Cook1 hr 10 mins
A recipe from Penzeys. . .the photo in their catalog looks amazing. It makes a nice sauce too. They recommend serving it over pasta or rice with a side of steamed broccoli. Feel free to use canned or fresh tomatoes.
- Preheat oven to 350 degrees.
- Melt the butter and oil in a large, oven safe pan with a lid.
- Season the pork by rubbing it with the lemon pepper and half of the garlic and then rolling it in flour.
- Brown the pork on all sides over medium heat; this should take roughly 10 minutes. Remove the pork to a plate.
- Add the onions and mushrooms to the pan and brown for 5 minutes, then add tomatoes and stir to coat everything. Add the remaining garlic and the chicken stock. Stir well and then place the pork on top.
- Cover the pan and return to the oven for 45 - 60 minutes until the pork is done.
- Remove the pork from the pan, and add the cream to lightly thicken the sauce.
- Let the pork rest for approx 7 minutes, then slice and serve atop rice or noodles and pour some sauce over the top of the pork.
We are not tomato fans either. So I used canned diced tomatoes infused with garlic, oregano and basil. And a half pork-half chicken broth. I also mixed in a can of cream of mushroom soup at the end and mixed the sauce with eggnoodles. Served the pork over the pasta and YUM!

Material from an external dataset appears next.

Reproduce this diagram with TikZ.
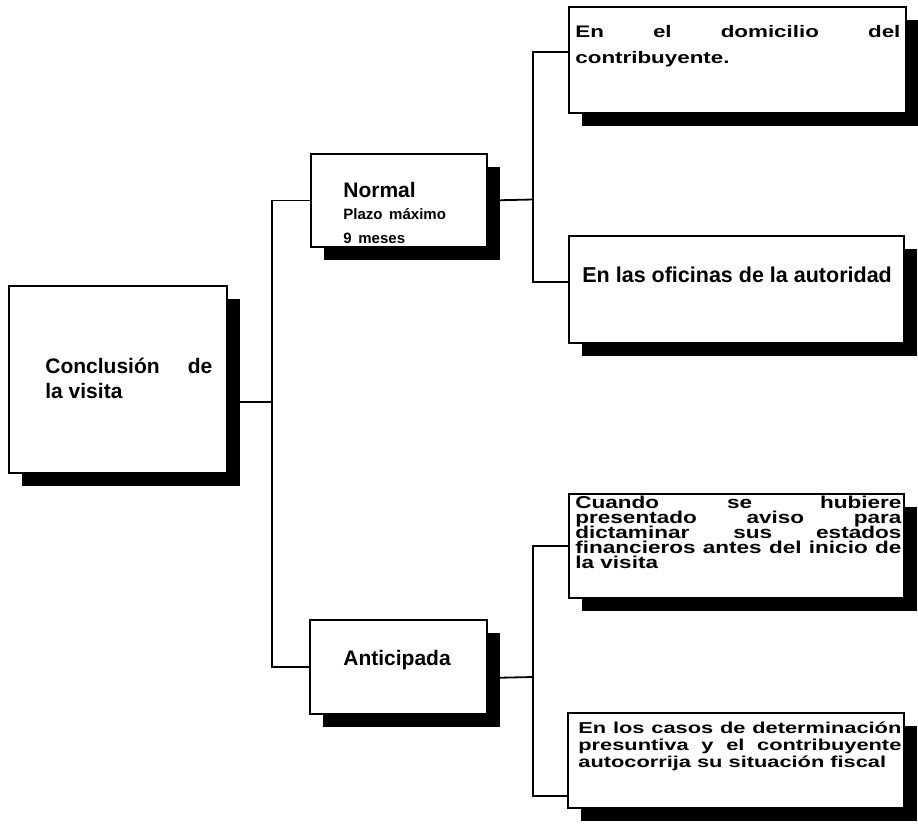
\documentclass[tikz,border=0pt]{standalone}
\usepackage{fontspec}
\setmainfont{Liberation Sans}
\newfontfamily\wideA{Liberation Sans Bold}[FakeStretch=1.34]
\newfontfamily\wideB{Liberation Sans Bold}[FakeStretch=1.31]
\newfontfamily\wideC{Liberation Sans Bold}[FakeStretch=1.38]
\newcommand\tightlines{\lineskiplimit=-100pt\lineskip=0pt\relax}
\usetikzlibrary{shadows}

\begin{document}
\begin{tikzpicture}[x=0.5pt, y=-0.5pt,
    box/.style={draw=black, line width=1pt, fill=white, anchor=north west, inner sep=0pt,
        drop shadow={shadow xshift=6.5pt, shadow yshift=-6.5pt, fill=black, opacity=1}},
    txt/.style={anchor=north west, inner sep=0pt, align=justify},
    link/.style={line width=0.9pt}]
    \useasboundingbox (0,0) rectangle (918,831);
    % boxes
    \node[box, minimum width=109pt,   minimum height=93.5pt] (concl)  at (8,285)   {};
    \node[box, minimum width=88pt,    minimum height=46.5pt] (norm)   at (310,153) {};
    \node[box, minimum width=88.5pt,  minimum height=47pt]   (anti)   at (309,619) {};
    \node[box, minimum width=168.5pt, minimum height=53pt]   (dom)    at (568,6)   {};
    \node[box, minimum width=167.5pt, minimum height=53.5pt] (ofi)    at (568,235) {};
    \node[box, minimum width=167.5pt, minimum height=52pt]   (aviso)  at (568,493) {};
    \node[box, minimum width=168pt,   minimum height=47.5pt] (presun) at (567,712) {};
    % texts
    \node[txt, text width=83.5pt, font=\bfseries\fontsize{10.5}{12.5}\selectfont] (concl-t) at (45,358)
        {Conclusión de\linebreak la visita};
    \node[txt, align=left, text width=80pt] (norm-t) at (343,182)
        {\bfseries\fontsize{10.5}{12}\selectfont Normal\par
         \fontsize{7.5}{11}\selectfont Plazo máximo\par
         \fontsize{7.5}{9}\selectfont 9 meses};
    \node[txt, align=left, font=\bfseries\fontsize{10.5}{12}\selectfont] (anti-t) at (343,650) {Anticipada};
    \node[txt, text width=162.5pt, font=\wideA\fontsize{8.35}{13}\selectfont] (dom-t) at (575,25)
        {En el domicilio del\linebreak contribuyente.};
    \node[txt, align=left, font=\bfseries\fontsize{10.75}{12}\selectfont] (ofi-t) at (582,267)
        {En las oficinas de la autoridad};
    \node[txt, text width=163pt, font=\wideB\fontsize{8.6}{7.4}\selectfont\tightlines] (aviso-t) at (575,496)
        {Cuando se hubiere\linebreak presentado aviso para\linebreak dictaminar sus estados\linebreak
         financieros antes del inicio de\linebreak la visita};
    \node[txt, text width=161.5pt, font=\wideC\fontsize{7.9}{8.5}\selectfont\tightlines] (presun-t) at (578,722)
        {En los casos de determinación\linebreak presuntiva y el contribuyente\linebreak
         autocorrija su situación fiscal};
    % connectors
    \coordinate (jc) at (272,402);
    \coordinate (jn) at (533,199.5);
    \coordinate (ja) at (533,677);
    \draw[link] (concl.east |- jc) -- (jc);
    \draw[link] (norm.west) -| (jc) |- (anti.west);
    \draw[link] (norm.east) -- (jn);
    \draw[link] ([yshift=4pt]dom.west) -| (jn) |- ([yshift=3.75pt]ofi.west);
    \draw[link] ([yshift=-5.5pt]anti.east) -- (ja);
    \draw[link] (aviso.west) -| (ja) |- ([yshift=-17.75pt]presun.west);
\end{tikzpicture}
\end{document}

I made this from the catalog. The only change was that the original calls for 1-2 tsp granulated garlic, divided. Plus Penzey's wants you to blanch and skin the tomatoes. Forget that! I made this for Easter and everyone loved it! The veggies came out too cooked, but I think it would be just as good w/out them. Thanks for posting, so I don't have to! UPDATE: This made it into my Top Fav's of 2009 cookbook. Original Review 4-13-09.
Excellent!! This is a fabulous pork recipe I loved everything about this one from the seasoning on the outside to the delicious sauce that it makes. I made as is except I used sun-dried tomatoes instead of fresh as we are not tomato fans. I also thickened at the end with cornstarch as we prefer our sauces thicker and found the cream alone was not enough. Cooking the pork in the stock made it come out so moist and tender and full of flavour. It also (the pork) imparted so much flavour into the stock it really turned out to be a beautiful sauce. A huge thumbs up from all JB and this went straight into my favourites.